INDIANAPOLIS, Ind.- There’s word that more unlicensed teachers could be teaching in your children’s schools. New legislation would allow school districts to fill up to ten percent of their staffs with teachers who aren’t licensed, all in an effort to deal with a statewide teacher shortage.

If Senate Bill 387 makes it to Gov. Eric Holcomb’s desk, it will let all Indiana public school districts fill up to ten percent of their teaching staff with unlicensed teachers for the next three years.

“It’s a small window to try to deal with the problem that we’re having,” said Rep. Robert Behning (R-Indianapolis), who sponsored the bill in the Indiana House.

Behning says too many teachers with education degrees are unable to pass the state licensing exam, making the current teacher shortage worse.

“Instead of recruiting harder, training harder, paying better salaries, our solution is to lower the requirements to be a teacher,” said Rep. Ed Delaney (D-Indianapolis), an opponent of the bill who believes the state needs to do more to incentivize teachers to work and stay in Indiana. Delaney says those include better pay and training.

“So these are Band-Aids, they’re not fixing the problem,” said Delaney, “and they’re not improving overall our education.”

Charter schools are already allowed to hire unlicensed teachers for up to ten percent of their staff.

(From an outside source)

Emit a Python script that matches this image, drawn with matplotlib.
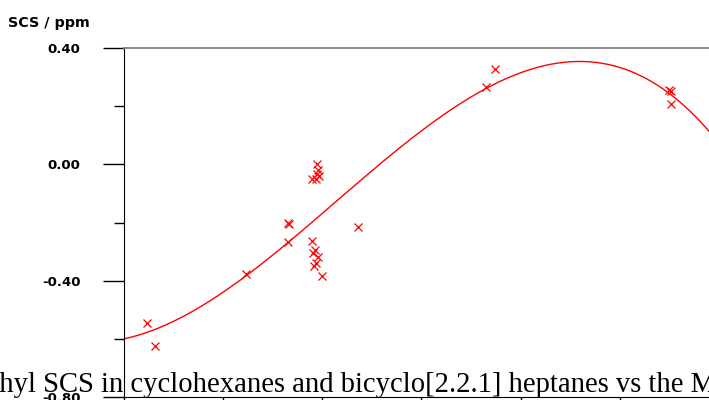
import matplotlib.pyplot as plt
import numpy as np

# methyl SCS values (x in tick-spacing units)
x_obs = [0.240, 0.317, 1.234, 1.655, 1.665, 1.660,
         1.946, 1.956, 1.946, 1.969, 1.895, 1.936,
         1.895, 1.929, 1.911, 1.962, 1.936, 1.918, 2.002,
         2.361, 3.651, 3.741, 5.498, 5.510, 5.511]
scs_obs = [-0.546, -0.624, -0.376, -0.202, -0.206, -0.268,
           0.002, -0.021, -0.032, -0.041, -0.049, -0.049,
           -0.262, -0.294, -0.306, -0.320, -0.340, -0.348, -0.383,
           -0.214, 0.266, 0.328, 0.257, 0.252, 0.206]

y_ticks = [0.40, 0.00, -0.40, -0.80]
y_minor = [0.20, -0.20, -0.60]
x_ticks = [0, 1, 2, 3, 4, 5, 6]

title_text = "Methyl SCS in cyclohexanes and bicyclo[2.2.1] heptanes vs the MMFF"

fig = plt.figure(figsize=(7.09, 4.0), dpi=100)
W, H = 709, 400
# axes run off the right edge of the picture
ax = fig.add_axes([123.5 / W, 3 / H, 99.3 * 6.6 / W, 349 / H])

ax.plot(x_obs, scs_obs, 'x', color='red', ms=5.5, mew=0.9, clip_on=False)

# cubic trend line through the observations
coef = np.polyfit(x_obs, scs_obs, 3)
xs = np.linspace(0, 6.6, 300)
ax.plot(xs, np.polyval(coef, xs), color='red', lw=1.0)

ax.set_xlim(0, 6.6)
ax.set_ylim(-0.80, 0.40)
ax.set_yticks(y_ticks)
ax.set_yticklabels([f"{v:.2f}" for v in y_ticks])
ax.set_yticks(y_minor, minor=True)
ax.set_xticks(x_ticks)
ax.tick_params(axis='y', which='major', direction='out', length=15, width=1.0,
               pad=16, labelsize=9.5)
ax.tick_params(axis='y', which='minor', direction='out', length=7.5, width=1.0)
ax.tick_params(axis='x', which='major', direction='out', length=10, width=1.0,
               labelbottom=False)
for lab in ax.get_yticklabels():
    lab.set_fontfamily('DejaVu Sans')
    lab.set_fontweight('bold')

ax.spines['top'].set_color('#808080')
ax.spines['top'].set_linewidth(1.3)
ax.spines['right'].set_visible(False)
ax.yaxis.get_major_ticks()[0].tick1line.set_color('#808080')

fig.text(8 / W, 1 - 27 / H, "SCS / ppm", fontsize=10.3, fontweight='bold',
         family='DejaVu Sans', ha='left', va='baseline')

fig.text(-47 / W, 8 / H, title_text, fontsize=20.6, family='Liberation Serif',
         ha='left', va='baseline', color='black')

fig.savefig('out.png', dpi=100)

Despite that, some parents we spoke to were uneasy with the idea.

“I feel like we have enough issues in some of our schools with some of the teachers who are licensed,” said parent Jackie Dungey.

But Behning says some parts of the bill do try to make it more appealing for teachers to start a career in Indiana.

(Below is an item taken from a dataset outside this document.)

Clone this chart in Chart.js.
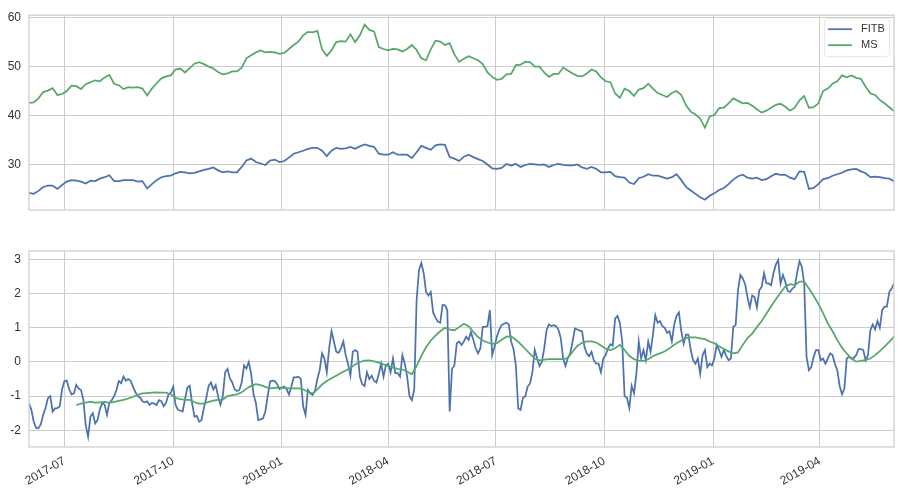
<!DOCTYPE html>
<html><head><meta charset="utf-8">
<script src="https://cdn.jsdelivr.net/npm/chart.js@4.4.0/dist/chart.umd.min.js"></script>
<style>
html,body{margin:0;padding:0;background:#fff;}
#wrap{position:relative;width:902px;height:492px;overflow:hidden;background:#fff;}
#c1{position:absolute;left:0;top:0;}
#c2{position:absolute;left:0;top:230px;}
</style></head><body>
<div id="wrap"><canvas id="c1" width="902" height="230"></canvas><canvas id="c2" width="902" height="262"></canvas></div>
<script>
// ---------------- data ----------------
const START_DATE = '2017-06-01';
const PRICE_STEP_DAYS = 4;     // spacing of price / rolling samples (calendar days)
const ZSCORE_STEP_DAYS = 2;    // spacing of z-score samples (calendar days)
const END_DATE = '2019-06-03';
const xTickLabels = ['2017-07','2017-10','2018-01','2018-04','2018-07','2018-10','2019-01','2019-04'];
const priceTicks = [30, 40, 50, 60];
const zTicks = [-2, -1, 0, 1, 2, 3];
const seriesNames = ['FITB', 'MS'];

const fitb = [24.2,24.0,24.6,25.4,25.7,25.7,25.0,25.8,26.5,26.8,
26.7,26.5,26.1,26.7,26.6,27.1,27.4,27.8,26.6,26.6,
26.8,26.8,26.8,26.5,26.6,25.1,26.0,26.8,27.4,27.6,
27.7,28.2,28.5,28.4,28.2,28.3,28.6,28.9,29.1,29.4,
28.8,28.4,28.6,28.4,28.4,29.5,30.8,31.2,30.5,30.2,
29.9,30.8,31.0,30.5,30.7,31.4,32.2,32.5,32.8,33.2,
33.4,33.4,32.8,31.7,32.8,33.4,33.2,33.3,33.6,33.2,
33.7,34.1,33.8,33.6,32.2,32.0,32.0,32.5,32.0,32.0,
32.0,31.3,32.5,33.8,33.4,33.0,33.9,34.1,34.0,31.5,
31.2,30.7,31.6,32.0,31.5,31.1,30.7,30.0,29.2,29.1,
29.3,30.1,29.8,30.1,29.5,29.9,30.1,30.0,29.9,30.0,
29.5,29.9,30.1,29.9,29.8,29.8,30.0,29.4,29.1,29.5,
29.1,28.4,28.4,28.5,27.6,27.4,27.3,26.3,26.0,27.2,
27.5,28.0,27.7,27.7,27.4,27.1,27.4,28.0,26.8,25.4,
24.7,24.0,23.3,22.8,23.6,24.1,24.8,25.2,26.0,26.9,
27.6,27.9,27.3,27.1,27.3,26.8,27.0,27.6,28.1,27.9,
27.9,27.3,27.0,28.6,28.5,25.0,25.2,26.0,27.0,27.2,
27.7,28.0,28.3,28.8,29.0,29.1,28.6,28.2,27.4,27.5,
27.4,27.2,27.1,26.6];

const ms = [42.6,42.7,43.5,44.8,45.1,45.6,44.2,44.4,45.0,46.1,
46.0,45.4,46.4,46.8,47.2,47.0,47.8,48.3,46.5,46.2,
45.4,45.8,45.7,45.8,45.5,44.1,45.5,46.6,47.6,48.0,
48.2,49.4,49.6,48.8,49.7,50.6,50.9,50.5,50.0,49.6,
48.9,48.4,48.6,49.0,49.0,49.8,51.7,52.3,52.9,53.3,
52.9,53.0,52.9,52.6,52.8,53.6,54.4,55.1,56.4,57.1,
57.0,57.3,53.5,52.2,53.3,55.0,55.2,55.1,56.6,55.0,
56.4,58.6,57.5,57.2,54.0,53.6,53.3,53.6,53.5,53.1,
53.6,54.4,53.4,51.7,51.3,53.5,55.3,55.1,54.4,54.8,
52.5,51.0,51.6,52.1,51.7,51.3,50.5,48.8,47.9,47.3,
47.5,48.4,48.5,50.3,50.4,51.0,50.9,50.0,50.0,48.8,
47.9,48.5,48.5,49.8,49.2,48.6,48.1,48.0,48.6,49.4,
49.0,47.8,47.0,46.8,44.5,43.6,45.5,45.0,44.0,45.3,
45.6,46.5,45.5,44.6,44.2,43.8,44.6,45.0,44.2,42.1,
40.8,40.2,39.4,37.5,39.8,40.1,41.5,41.6,42.5,43.5,
43.0,42.5,42.6,42.0,41.3,40.6,41.0,41.6,42.2,42.4,
41.8,41.0,41.6,43.1,44.0,41.6,41.7,42.5,45.0,45.5,
46.5,47.0,48.2,47.8,48.2,47.7,47.5,45.9,44.5,44.2,
43.2,42.5,41.7,40.9];

const zscore = [-1.21,-1.4,-1.75,-1.93,-1.94,-1.82,-1.55,-1.35,-1.06,-1.0,
-1.45,-1.36,-1.35,-1.3,-0.8,-0.56,-0.55,-0.8,-0.95,-0.92,
-0.67,-0.78,-0.82,-1.1,-1.85,-2.19,-1.6,-1.5,-1.8,-1.7,
-1.38,-1.2,-1.25,-1.55,-1.2,-1.12,-1.0,-0.82,-0.56,-0.62,
-0.43,-0.55,-0.5,-0.55,-0.72,-0.88,-1.0,-1.04,-1.15,-1.18,
-1.15,-1.26,-1.2,-1.22,-1.26,-1.12,-1.15,-1.3,-1.2,-0.95,
-0.9,-0.72,-1.25,-1.4,-1.42,-1.45,-1.1,-0.75,-0.7,-1.2,
-1.6,-1.58,-1.75,-1.7,-1.35,-1.06,-0.7,-0.6,-0.8,-0.68,
-1.0,-1.25,-1.0,-0.3,-0.2,-0.48,-0.6,-0.8,-0.85,-0.82,
-0.6,-0.1,-0.19,0.0,-0.35,-0.95,-1.2,-1.7,-1.68,-1.65,
-1.45,-1.0,-0.57,-0.55,-0.56,-0.65,-0.8,-0.75,-0.72,-0.8,
-0.95,-0.72,-0.45,-0.45,-0.43,-0.5,-1.3,-1.55,-0.82,-0.92,
-0.97,-0.85,-0.5,-0.24,0.25,0.1,-0.3,0.4,0.9,0.6,
0.3,0.27,0.4,0.6,0.2,-0.05,-0.4,0.3,0.35,0.3,
-0.43,-0.65,-0.7,-0.3,-0.5,-0.4,-0.55,-0.6,-0.35,-0.05,
-0.43,-0.1,-0.05,-0.3,0.1,-0.33,-0.33,-0.43,0.2,-0.05,
-0.43,-1.0,-1.12,-0.8,1.8,2.69,2.9,2.6,2.05,1.95,
2.05,1.45,1.3,1.18,1.15,1.67,1.66,1.52,-1.45,-0.2,
-0.1,0.55,0.6,0.5,0.6,0.74,0.65,0.88,0.65,0.4,
0.25,0.4,1.03,1.03,1.05,1.52,0.2,0.45,0.75,0.95,
1.08,1.12,1.15,1.1,0.6,0.38,-0.1,-1.36,-1.4,-1.05,
-1.0,-0.72,-0.63,-0.3,0.35,0.1,-0.12,0.0,0.4,0.93,
1.1,1.05,1.08,1.05,0.95,0.7,0.1,-0.12,0.12,0.25,
0.6,0.98,0.95,0.92,0.9,0.45,0.25,0.17,0.3,0.05,
-0.05,-0.05,-0.3,0.1,0.2,0.4,0.52,0.48,1.27,1.35,
1.15,0.6,-1.0,-1.05,-1.35,-0.7,-0.92,-0.35,0.6,0.1,
0.35,0.05,0.6,0.3,0.8,1.37,1.15,1.2,1.05,1.0,
0.85,0.9,0.6,1.1,1.35,1.45,0.9,0.54,0.8,0.8,
0.35,0.05,-0.05,0.1,-0.35,0.2,0.35,-0.15,-0.05,-0.1,
0.1,0.5,0.35,0.15,0.35,0.18,0.05,0.1,1.03,1.08,
2.1,2.55,2.45,2.28,1.9,1.6,1.95,1.9,1.6,2.1,
2.2,2.6,2.3,2.3,2.25,2.6,2.85,2.98,2.3,2.55,
2.35,2.08,2.05,2.15,2.2,2.6,2.95,2.79,2.3,0.15,
-0.24,-0.15,0.15,0.35,0.35,0.05,0.1,-0.05,0.1,0.25,
0.2,-0.05,-0.24,-0.7,-0.95,-0.78,0.1,0.15,0.1,0.12,
0.2,0.38,0.38,0.35,0.05,0.2,0.93,1.1,0.95,1.2,
1.0,1.52,1.62,1.62,2.05,2.15,2.3];

const zscoreRolling = [null,null,null,null,null,null,null,null,null,null,
-1.26,-1.22,-1.19,-1.16,-1.19,-1.18,-1.17,-1.2,-1.17,-1.14,
-1.11,-1.07,-1.02,-0.96,-0.92,-0.91,-0.9,-0.89,-0.9,-0.9,
-0.95,-1.05,-1.09,-1.11,-1.11,-1.18,-1.22,-1.22,-1.17,-1.13,
-1.11,-1.1,-1.0,-0.97,-0.95,-0.89,-0.78,-0.7,-0.65,-0.68,
-0.73,-0.77,-0.76,-0.75,-0.76,-0.77,-0.77,-0.77,-0.8,-0.88,
-0.92,-0.8,-0.66,-0.56,-0.48,-0.4,-0.32,-0.25,-0.18,-0.07,
0.0,0.04,0.05,0.02,-0.02,-0.07,-0.12,-0.17,-0.2,-0.22,
-0.28,-0.36,-0.12,0.18,0.43,0.63,0.77,0.9,1.0,0.95,
0.93,1.02,1.12,1.05,0.88,0.73,0.63,0.57,0.53,0.55,
0.65,0.74,0.75,0.65,0.52,0.38,0.24,0.1,0.05,0.07,
0.08,0.08,0.08,0.08,0.12,0.3,0.47,0.56,0.6,0.6,
0.57,0.48,0.39,0.35,0.4,0.5,0.35,0.18,0.08,0.04,
0.03,0.08,0.17,0.23,0.28,0.35,0.45,0.55,0.63,0.7,
0.72,0.72,0.69,0.67,0.6,0.55,0.46,0.38,0.31,0.25,
0.28,0.5,0.7,0.83,1.02,1.2,1.41,1.63,1.84,2.03,
2.21,2.28,2.25,2.35,2.35,2.15,1.94,1.7,1.43,1.13,
0.9,0.64,0.42,0.25,0.1,0.01,0.03,0.06,0.1,0.2,
0.32,0.45,0.59,0.74];

// ---------------- helpers ----------------
const BLUE = '#4C72B0', GREEN = '#55A868', GRID = '#cccccc', TEXT = '#333333';
const FONT = {family: "'Liberation Sans', Arial, Helvetica, sans-serif", size: 12};
const DAY_MS = 864e5;
const t0 = Date.parse(START_DATE + 'T00:00:00Z');
const dayOf = s => (Date.parse((s.length === 7 ? s + '-01' : s) + 'T00:00:00Z') - t0) / DAY_MS;
const xEnd = dayOf(END_DATE);
const xTickDays = xTickLabels.map(dayOf);
const toPoints = (arr, step) => arr.map((v, i) => ({x: i * step, y: v}));

Chart.defaults.font = FONT;
Chart.defaults.color = TEXT;
Chart.defaults.animation = false;

const frame = {
  id: 'frame',
  afterDraw(chart) {
    const a = chart.chartArea, ctx = chart.ctx;
    ctx.save();
    ctx.strokeStyle = GRID; ctx.lineWidth = 1.25;
    ctx.strokeRect(a.left, a.top, a.right - a.left, a.bottom - a.top);
    ctx.restore();
  }
};

const legendBox = {
  id: 'legendBox',
  afterDraw(chart) {
    const a = chart.chartArea, ctx = chart.ctx;
    const colors = [BLUE, GREEN];
    const bx = a.right - 70, by = a.top + 3, bw = 65, bh = 38;
    ctx.save();
    ctx.fillStyle = 'rgba(255,255,255,0.85)';
    ctx.strokeStyle = '#e8e8e8'; ctx.lineWidth = 1;
    ctx.beginPath();
    if (ctx.roundRect) ctx.roundRect(bx + 0.5, by + 0.5, bw, bh, 3); else ctx.rect(bx + 0.5, by + 0.5, bw, bh);
    ctx.fill(); ctx.stroke();
    ctx.font = "11px 'Liberation Sans', Arial, sans-serif";
    ctx.textBaseline = 'middle'; ctx.textAlign = 'left';
    seriesNames.forEach((n, k) => {
      const y = by + 11 + k * 16;
      ctx.strokeStyle = colors[k]; ctx.lineWidth = 1.75;
      ctx.beginPath(); ctx.moveTo(bx + 4, y); ctx.lineTo(bx + 28, y); ctx.stroke();
      ctx.fillStyle = TEXT;
      ctx.fillText(n, bx + 37, y);
    });
    ctx.restore();
  }
};

function xScale(showLabels, height) {
  return {
    type: 'linear', min: 0, max: xEnd,
    afterBuildTicks: s => { s.ticks = xTickDays.map(v => ({value: v})); },
    afterFit: s => { s.height = height; s.paddingLeft = 0; s.paddingRight = 0; },
    ticks: {
      display: showLabels, autoSkip: false, minRotation: 30, maxRotation: 30, padding: 7,
      callback: (v, i) => xTickLabels[i]
    },
    grid: {color: GRID, lineWidth: 1, drawTicks: false},
    border: {display: false}
  };
}
function yScale(min, max, ticks) {
  return {
    min: min, max: max,
    afterBuildTicks: s => { s.ticks = ticks.map(v => ({value: v})); },
    afterFit: s => { s.width = 29; },
    ticks: {padding: 8, callback: v => String(v)},
    grid: {color: GRID, lineWidth: 1, drawTicks: false},
    border: {display: false}
  };
}
const lineStyle = {borderWidth: 1.75, pointRadius: 0, tension: 0, fill: false, spanGaps: false};

new Chart(document.getElementById('c1'), {
  type: 'line',
  data: {datasets: [
    Object.assign({label: seriesNames[0], data: toPoints(fitb, PRICE_STEP_DAYS), borderColor: BLUE, order: 1}, lineStyle),
    Object.assign({label: seriesNames[1], data: toPoints(ms, PRICE_STEP_DAYS), borderColor: GREEN, order: 0}, lineStyle)
  ]},
  options: {
    responsive: false, devicePixelRatio: 1, parsing: false,
    layout: {padding: {left: 0, right: 8, top: 13, bottom: 20}},
    plugins: {legend: {display: false}, tooltip: {enabled: false}},
    scales: {x: xScale(false, 0), y: yScale(20.7, 60.5, priceTicks)}
  },
  plugins: [frame, legendBox]
});

new Chart(document.getElementById('c2'), {
  type: 'line',
  data: {datasets: [
    Object.assign({label: 'zscore', data: toPoints(zscore, ZSCORE_STEP_DAYS), borderColor: BLUE, order: 1}, lineStyle),
    Object.assign({label: 'rolling', data: toPoints(zscoreRolling, PRICE_STEP_DAYS), borderColor: GREEN, order: 0}, lineStyle)
  ]},
  options: {
    responsive: false, devicePixelRatio: 1, parsing: false,
    layout: {padding: {left: 0, right: 8, top: 21, bottom: 0}},
    plugins: {legend: {display: false}, tooltip: {enabled: false}},
    scales: {x: xScale(true, 45), y: yScale(-2.49, 3.25, zTicks)}
  },
  plugins: [frame]
});
</script>
</body></html>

“One of the things it’s doing to really address the teacher shortage is giving differential pay to teachers so it will actually allow teachers who are younger teachers to receive larger increases opposed to teachers who are more senior,” said Behning.

Lawmakers say there are still changes that need to be made to the bill, but Delaney said he expects it to make to the governor’s desk in some form.